With an administrative home in the Department of Art History at The Open University, the Open Arts Journal makes an alternative, distinctive offer. Ours is a robust and imaginative response issuing from within the arts community, with an ethos of ‘openness’ toward those who may benefit from genuine ‘open access’ scholarly activity online.

Wednesday, 5 March 2014

Upcoming Conference: Artistic Practice and the Medical Museum

By Dr Natasha Ruiz-Gómez

The call for papers deadline has been and gone, and now we're sorting through all the abstracts. There is some great research out there...

For hundreds of years, medical collections have been sites of medical and artistic exchange. Not only were many of their contents created by artists and physicians, but the collections were also often compiled by doctors, who were themselves artistes-manqués. Although medical museums have recently received attention in museological and historical studies, they remain relatively ignored within art historical scholarship.

Lisa Temple-Cox, Experience 8, 2007. Mixed media.

This one-day conference will look at the anatomical, pathological or medical museum from the perspectives of art history and visual culture.

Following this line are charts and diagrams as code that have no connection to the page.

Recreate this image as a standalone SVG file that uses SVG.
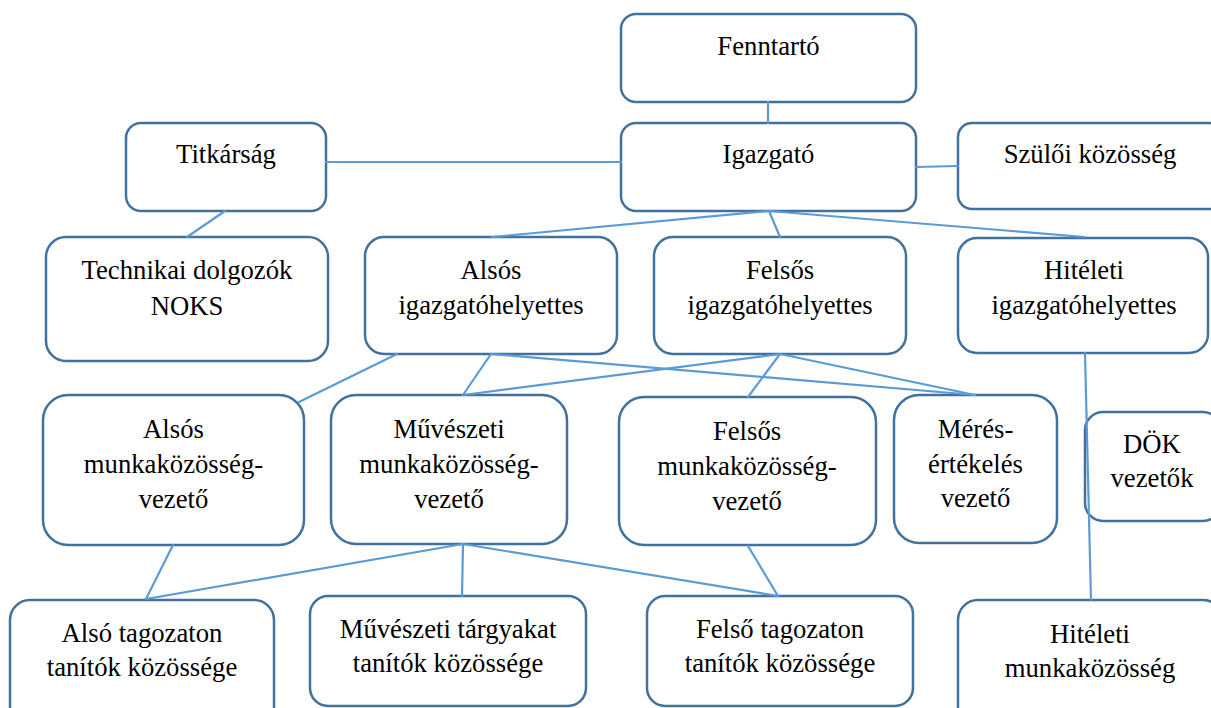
<svg xmlns="http://www.w3.org/2000/svg" width="1211" height="708" viewBox="0 0 1211 708">
<style>
.box{fill:#fff;stroke:#41719C;stroke-width:2.5}
.t{font-family:'Liberation Serif','Times New Roman','DejaVu Serif',serif;font-size:26.7px;fill:#000;text-anchor:middle}
.c line{stroke:#5B9BD5;stroke-width:2.2;stroke-linecap:round}
</style>
<rect width="1211" height="708" fill="#fff"/>
<g id="fenntarto"><rect class="box" x="621" y="14" width="295" height="88" rx="15"/><text class="t" x="768.5" y="55">Fenntartó</text></g>
<g id="igazgato"><rect class="box" x="621" y="123" width="295" height="88" rx="15"/><text class="t" x="768.5" y="163">Igazgató</text></g>
<g id="titkarsag"><rect class="box" x="126" y="123" width="200" height="88" rx="15"/><text class="t" x="226" y="163">Titkárság</text></g>
<g id="szuloi"><rect class="box" x="958" y="123" width="265" height="86" rx="14"/><text class="t" x="1090" y="163">Szülői közösség</text></g>
<g id="technikai"><rect class="box" x="46" y="237" width="282" height="124" rx="20"/><text class="t" x="187" y="279">Technikai dolgozók</text><text class="t" x="187" y="315">NOKS</text></g>
<g id="alsos-ih"><rect class="box" x="365" y="237" width="252" height="117" rx="19"/><text class="t" x="491" y="279">Alsós</text><text class="t" x="491" y="314">igazgatóhelyettes</text></g>
<g id="felsos-ih"><rect class="box" x="654" y="237" width="252" height="117" rx="19"/><text class="t" x="780" y="279">Felsős</text><text class="t" x="780" y="314">igazgatóhelyettes</text></g>
<g id="hiteleti-ih"><rect class="box" x="958" y="238" width="250" height="115" rx="19"/><text class="t" x="1084" y="279">Hitéleti</text><text class="t" x="1084" y="314">igazgatóhelyettes</text></g>
<g id="alsos-mkv"><rect class="box" x="43" y="395" width="261" height="150" rx="25"/><text class="t" x="173.5" y="438">Alsós</text><text class="t" x="173.5" y="473">munkaközösség-</text><text class="t" x="173.5" y="508">vezető</text></g>
<g id="muveszeti-mkv"><rect class="box" x="331" y="395" width="236" height="149" rx="25"/><text class="t" x="449" y="438">Művészeti</text><text class="t" x="449" y="473">munkaközösség-</text><text class="t" x="449" y="508">vezető</text></g>
<g id="felsos-mkv"><rect class="box" x="619" y="397" width="257" height="148" rx="25"/><text class="t" x="747" y="440">Felsős</text><text class="t" x="747" y="475">munkaközösség-</text><text class="t" x="747" y="510">vezető</text></g>
<g id="meres"><rect class="box" x="894" y="395" width="163" height="148" rx="25"/><text class="t" x="975.5" y="438">Mérés-</text><text class="t" x="975.5" y="473">értékelés</text><text class="t" x="975.5" y="507">vezető</text></g>
<g id="dok"><rect class="box" x="1085" y="412" width="136" height="109" rx="18"/><text class="t" x="1152" y="453">DÖK</text><text class="t" x="1152" y="487">vezetők</text></g>
<g id="also-tag"><rect class="box" x="10" y="600" width="264" height="130" rx="20"/><text class="t" x="142" y="642">Alsó tagozaton</text><text class="t" x="142" y="676">tanítók közössége</text></g>
<g id="muv-targy"><rect class="box" x="310" y="596" width="276" height="110" rx="18"/><text class="t" x="448" y="638">Művészeti tárgyakat</text><text class="t" x="448" y="672">tanítók közössége</text></g>
<g id="felso-tag"><rect class="box" x="647" y="596" width="266" height="110" rx="18"/><text class="t" x="780" y="638">Felső tagozaton</text><text class="t" x="780" y="672">tanítók közössége</text></g>
<g id="hiteleti-mk"><rect class="box" x="958" y="600" width="265" height="130" rx="20"/><text class="t" x="1090" y="643">Hitéleti</text><text class="t" x="1090" y="677">munkaközösség</text></g>
<g id="connectors" class="c">
<line x1="768" y1="102" x2="768" y2="123"/>
<line x1="326" y1="162" x2="621" y2="162"/>
<line x1="916" y1="167" x2="958" y2="166"/>
<line x1="225" y1="211" x2="187" y2="237"/>
<line x1="769" y1="211" x2="492" y2="237"/>
<line x1="769" y1="211" x2="780" y2="237"/>
<line x1="769" y1="211" x2="1085" y2="237"/>
<line x1="397" y1="354" x2="299" y2="402"/>
<line x1="491" y1="354" x2="463" y2="395"/>
<line x1="491" y1="354" x2="975" y2="395"/>
<line x1="780" y1="354" x2="463" y2="395"/>
<line x1="780" y1="354" x2="748" y2="397"/>
<line x1="780" y1="354" x2="975" y2="395"/>
<line x1="1085" y1="353" x2="1091" y2="600"/>
<line x1="173" y1="545" x2="146" y2="599"/>
<line x1="463" y1="544" x2="146" y2="599"/>
<line x1="463" y1="544" x2="462" y2="596"/>
<line x1="463" y1="544" x2="778" y2="596"/>
<line x1="748" y1="546" x2="778" y2="596"/>
</g>
</svg>
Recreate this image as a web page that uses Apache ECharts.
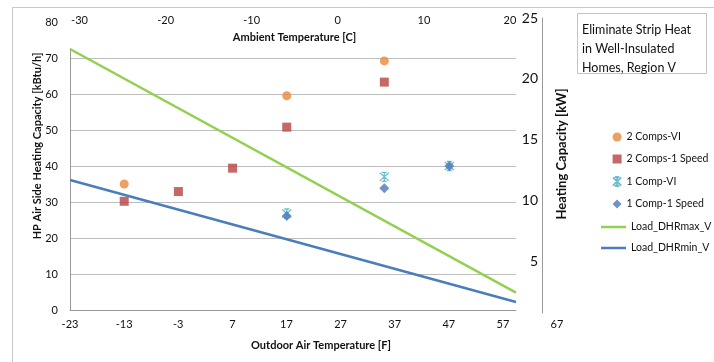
<!DOCTYPE html>
<html><head><meta charset="utf-8">
<script src="https://cdn.jsdelivr.net/npm/echarts@6/dist/echarts.min.js"></script>
<style>html,body{margin:0;padding:0;background:#fff}#c{width:714px;height:362px}</style>
</head><body><div id="c"></div>
<script>
// ---- data ----
const comps2VI_x = [-13, 17, 35];
const comps2VI_y = [35.0, 59.5, 69.2];
const comps2Speed_x = [-13, -3, 7, 17, 35];
const comps2Speed_y = [30.2, 32.9, 39.4, 50.8, 63.3];
const comp1VI_x = [17, 35, 47];
const comp1VI_y = [26.8, 37.0, 40.0];
const comp1Speed_x = [17, 35, 47];
const comp1Speed_y = [26.1, 33.8, 40.0];
const loadX = [-23, 59.3];
const loadMax = [72.5, 4.8];
const loadMin = [36.1, 2.2];
const seriesNames = ['2 Comps-VI', '2 Comps-1 Speed', '1 Comp-VI', '1 Comp-1 Speed', 'Load_DHRmax_V', 'Load_DHRmin_V'];
const titleLines = ['Eliminate Strip Heat', 'in Well-Insulated', 'Homes, Region V'];

const zip = (xs, ys) => xs.map((x, i) => [x, ys[i]]);
const F = 'Lato, "Liberation Sans", sans-serif';
const TXT = '#111';
const AX = '#9a9a9a';
const GRID = '#bdbdbd';
const starPath = 'path://M-1,-1L1,1M-1,1L1,-1M0,-1.1L0,1.1M-0.55,-1.1L0.55,-1.1M-0.55,1.1L0.55,1.1';

const hiddenAxis = (gi) => ({ gridIndex: gi, show: false, type: 'value', min: 0, max: 1, axisLine: { show: false, onZero: false } });

const chart = echarts.init(document.getElementById('c'), null, { renderer: 'canvas' });
chart.setOption({
  animation: false,
  backgroundColor: '#fff',
  textStyle: { fontFamily: F },
  grid: [
    { left: 70, top: 49, width: 446, height: 261 },   // 0 data
    { left: 70, top: 22, width: 446, height: 288 },   // 1 left labels
    { left: 70, top: 22, width: 487, height: 288 },   // 2 bottom labels
    { left: 79.5, top: 27, width: 430.5, height: 283 }, // 3 top axis (C)
    { left: 300, top: 18, width: 242, height: 295 }   // 4 right axis (kW)
  ],
  xAxis: [
    { gridIndex: 0, type: 'value', min: -23, max: 59.3, axisLine: { show: true, onZero: false, lineStyle: { color: AX, width: 1 } },
      axisTick: { show: false }, axisLabel: { show: false }, splitLine: { show: false } },
    hiddenAxis(1),
    { gridIndex: 2, type: 'value', min: -23, max: 67, interval: 10, axisLine: { show: false, onZero: false }, axisTick: { show: false },
      splitLine: { show: false }, axisLabel: { margin: 9, fontSize: 11, color: TXT, fontFamily: F } },
    { gridIndex: 3, type: 'value', position: 'top', min: -30, max: 20, interval: 10, axisLine: { show: false, onZero: false },
      axisTick: { show: false }, splitLine: { show: false }, axisLabel: { margin: 1, fontSize: 11, color: TXT, fontFamily: F } },
    hiddenAxis(4)
  ],
  yAxis: [
    { gridIndex: 0, type: 'value', min: 0, max: 72.5, interval: 10, axisLine: { show: true, onZero: false, lineStyle: { color: AX, width: 1 } },
      axisTick: { show: false }, axisLabel: { show: false },
      splitLine: { show: true, showMaxLine: false, showMinLine: false, lineStyle: { color: GRID, width: 1 } } },
    { gridIndex: 1, type: 'value', min: 0, max: 80, interval: 10, axisLine: { show: false, onZero: false }, axisTick: { show: false },
      splitLine: { show: false }, axisLabel: { margin: 12, fontSize: 11, color: TXT, fontFamily: F } },
    hiddenAxis(2),
    hiddenAxis(3),
    { gridIndex: 4, type: 'value', position: 'right', min: 0.8, max: 25, splitNumber: 5,
      axisLine: { show: true, onZero: false, lineStyle: { color: AX, width: 1 } }, axisTick: { show: false }, splitLine: { show: false },
      axisLabel: { inside: true, margin: 4, fontSize: 14, color: TXT, fontFamily: F, showMinLabel: false } }
  ],
  legend: [
    {
      orient: 'vertical', left: 605.5, top: 125.5, itemWidth: 9, itemHeight: 9, itemGap: 9,
      textStyle: { fontSize: 10.5, color: TXT, fontFamily: F, lineHeight: 13 },
      data: seriesNames.slice(0, 4)
    },
    {
      orient: 'vertical', left: 596, top: 215.5, itemWidth: 25, itemHeight: 2.5, itemGap: 8, icon: 'rect',
      textStyle: { fontSize: 10.5, color: TXT, fontFamily: F, lineHeight: 13 },
      data: seriesNames.slice(4)
    }
  ],
  series: [
    { name: seriesNames[0], type: 'scatter', xAxisIndex: 0, yAxisIndex: 0, symbol: 'circle', symbolSize: 9,
      itemStyle: { color: '#E8883A' }, data: zip(comps2VI_x, comps2VI_y) },
    { name: seriesNames[1], type: 'scatter', xAxisIndex: 0, yAxisIndex: 0, symbol: 'rect', symbolSize: 9,
      itemStyle: { color: '#B5443F' }, data: zip(comps2Speed_x, comps2Speed_y) },
    { name: seriesNames[2], type: 'scatter', xAxisIndex: 0, yAxisIndex: 0, symbol: starPath, symbolSize: 9,
      itemStyle: { color: 'none', borderColor: '#4BACC6', borderWidth: 1.3 }, data: zip(comp1VI_x, comp1VI_y) },
    { name: seriesNames[3], type: 'scatter', xAxisIndex: 0, yAxisIndex: 0, symbol: 'diamond', symbolSize: 10,
      itemStyle: { color: '#4A78B5' }, data: zip(comp1Speed_x, comp1Speed_y) },
    { name: seriesNames[4], type: 'line', xAxisIndex: 0, yAxisIndex: 0, symbol: 'none',
      lineStyle: { color: '#92D050', width: 2.5 }, itemStyle: { color: '#92D050' }, data: zip(loadX, loadMax) },
    { name: seriesNames[5], type: 'line', xAxisIndex: 0, yAxisIndex: 0, symbol: 'none',
      lineStyle: { color: '#4A7EBB', width: 2.5 }, itemStyle: { color: '#4A7EBB' }, data: zip(loadX, loadMin) }
  ],
  graphic: [
    { type: 'rect', shape: { x: 12.5, y: 7.5, width: 800, height: 500 }, style: { fill: 'none', stroke: '#c8c8c8', lineWidth: 1 }, silent: true, z: -10 },
    { type: 'rect', shape: { x: 577.5, y: 13.5, width: 129, height: 60 }, style: { fill: '#fff', stroke: '#c4c4c4', lineWidth: 1 }, z: 10 },
    { type: 'text', x: 582, y: 20, z: 11, style: { text: titleLines.join('\n'), font: '12.5px ' + F, lineHeight: 19, fill: TXT, textVerticalAlign: 'top' } },
    { type: 'text', x: 37, y: 146, rotation: Math.PI / 2, z: 11,
      style: { text: 'HP Air Side Heating Capacity [kBtu/h]', font: 'bold 11px ' + F, fill: TXT, textAlign: 'center', textVerticalAlign: 'middle' } },
    { type: 'text', x: 562, y: 154, rotation: Math.PI / 2, z: 11,
      style: { text: 'Heating Capacity [kW]', font: 'bold 13px ' + F, fill: TXT, textAlign: 'center', textVerticalAlign: 'middle' } },
    { type: 'text', x: 294.5, y: 37.5, z: 11,
      style: { text: 'Ambient Temperature [C]', font: 'bold 11px ' + F, fill: TXT, textAlign: 'center', textVerticalAlign: 'middle' } },
    { type: 'text', x: 321, y: 345.5, z: 11,
      style: { text: 'Outdoor Air Temperature [F]', font: 'bold 11px ' + F, fill: TXT, textAlign: 'center', textVerticalAlign: 'middle' } }
  ]
});
</script></body></html>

Artists have utilised these spaces for the study of anatomy and pathology–as well as for ideas and inspiration–but what do we know about the artists, photographers and craftsmen and women who have worked within the museum? How can we theorise the collecting practices of the doctors who founded and/or ran these museums? What role did these spaces and their contents have on artistic practice, visual representation and the writing of art and medical histories? How does the medical museum continue to play a role in contemporary art-making and medical learning? From the wax modelers to the commissioning physicians to the painters and sculptors who were inspired by its contents, this conference will spark a dialogue about the artistry of the medical museum.

This conference will take place on 6 June 2014 in the MacRae Gallery of the Hunterian Museum of the Royal College of Surgeons, London.

We anticipate publishing a selection of papers from the conference in an edited anthology.

For further information, visit our web page

This conference is associated with the ‘The Sculpture of the Échorché’ conference at the Henry Moore Institute in Leeds on 7 June 2014.

Monday, 3 March 2014

Operation Spanner: Sadomasochism, Law and Culture

By Dr. Matt Lodder

In 1987, a group of homosexual men were arrested and charged with 'unlawful and malicious wounding' and 'assault occasioning actual bodily harm' for having participated in an entirely consensual group orgy involving sadomasochistic sex acts. The judge in the initial case, now known as R vs Brown, ruled that consent was no defence to the charges levelled, and all the men charged were convicted.

The case was appealed by three of the men, Colin Laskey, Roland Jaggard and Anthony Brown to both the House of Lords and the European Court of Human Rights, but at every stage, the convictions were upheld, despite persistent criticism by legal scholars and human rights activists. The case, whose ruling still technically remains in force despite the obvious lack of interest contemporary police show in enforcing it, had profound impacts on several spheres of cultural life in Britain both within and beyond the initial impacted communities.

This talk, almost thirty years on from the initial arrests and twenty years on from the ECHR ruling, presents and discusses some of these impacts, particularly in the cultural sphere.

"Dominic Johnson's work on Ron Athey and Franko B, 'Intimacy and Live Art', from which Dr Lodder quotes at length, can be found in Histories and Practices of Live Art, ed. by Deirdre Heddon and Jennie Klein (Basingstoke and New York: Palgrave Macmillan, 2012). 

For more on the case, see The Spanner Trust website at Apologies to both Roland Jaggard and Tony Brown for the inadvertent transposition of their names at the beginning of the lecture.